Ongoing: Integrating Immigrants’ Credentials into the Oregon Economy
OCBA partnered in OCAPIA’s research on best practices and policies in Oregon and nationally that promote effective workforce integration of immigrants with professional license/trades certification from other nations. OCBA Chair Morris brought in the Dental Board on its best practices in immigrant credentialing, and OCBA Commissioner Musse Olol participated in a community forum on the subject lead by Senator Dembrow and OCAPIA Chair Mari Watanabe, in partnership with the Oregon Workforce Investment Board, and the Governor’s Policy Advisor on Workforce. The participants, comprised of leaders in Oregon’s primary immigrant communities and refugee groups, outlined the key challenges to professionals to credentialing in health related and other fields who received their training internationally and wish to practice in Oregon. The researcher, a Fulbright scholar from Morocco at Oregon State University, built on the outcomes of the forum to develop comparisons of Oregon credentialing programs in health professions, an overview of best practices in credentialing nationally, and in Canada, and conducted a series of interviews with immigrant individuals who have experienced the credentialing process in Oregon, focused on significant barriers and ways to improve. Partners: OCAPIA, OCBA, Partners in Diversity (PID), Oregon Workforce Investment Board (OWIB), the Governor’s Office.
ADD SARA'S REPORT FIRST and then ENNADA'S.

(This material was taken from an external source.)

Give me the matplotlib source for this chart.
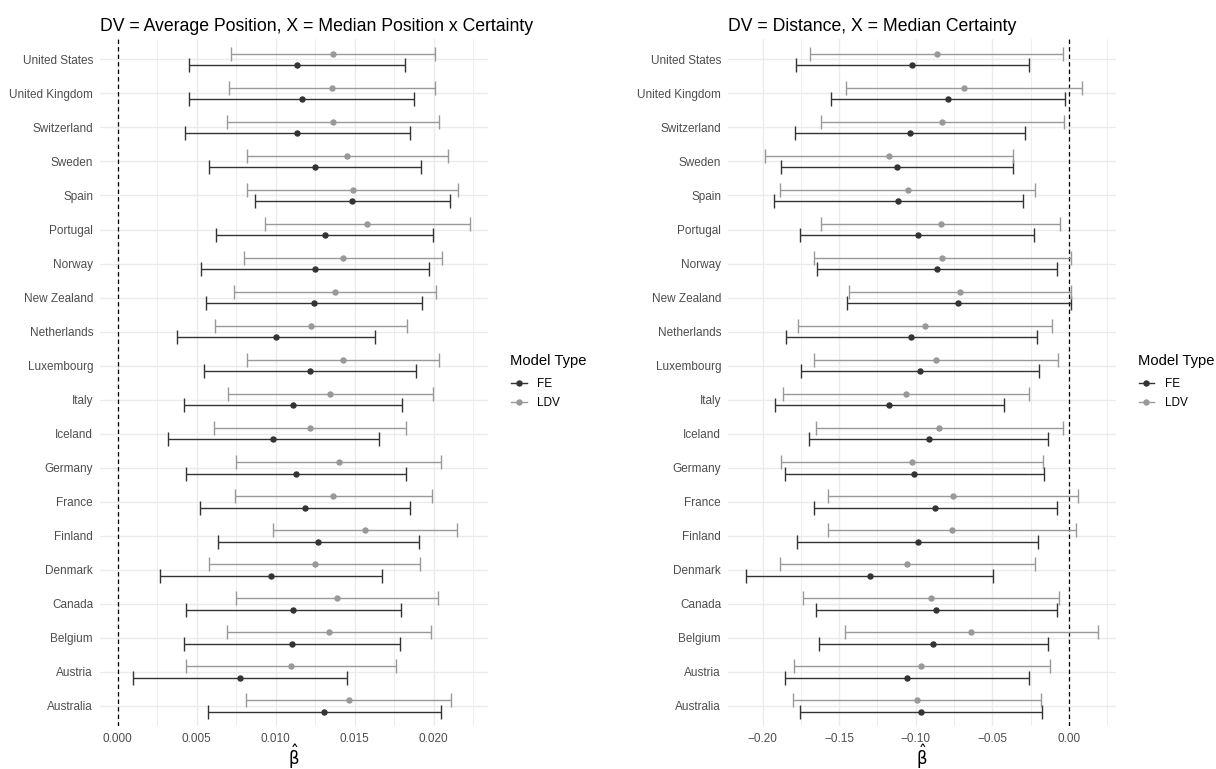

”Anecdotal evidence gets our attention, but when it comes to making policy decisions, there is a need for a sense of scale, for details to back up the stories. … the sound, comprehensive studies now emerging from the internship program at the office of the Advocacy Commissions… have increased the capacity, the efficiency and the effectiveness of the commissions themselves, and their value to the communities they represent and the State as a whole.”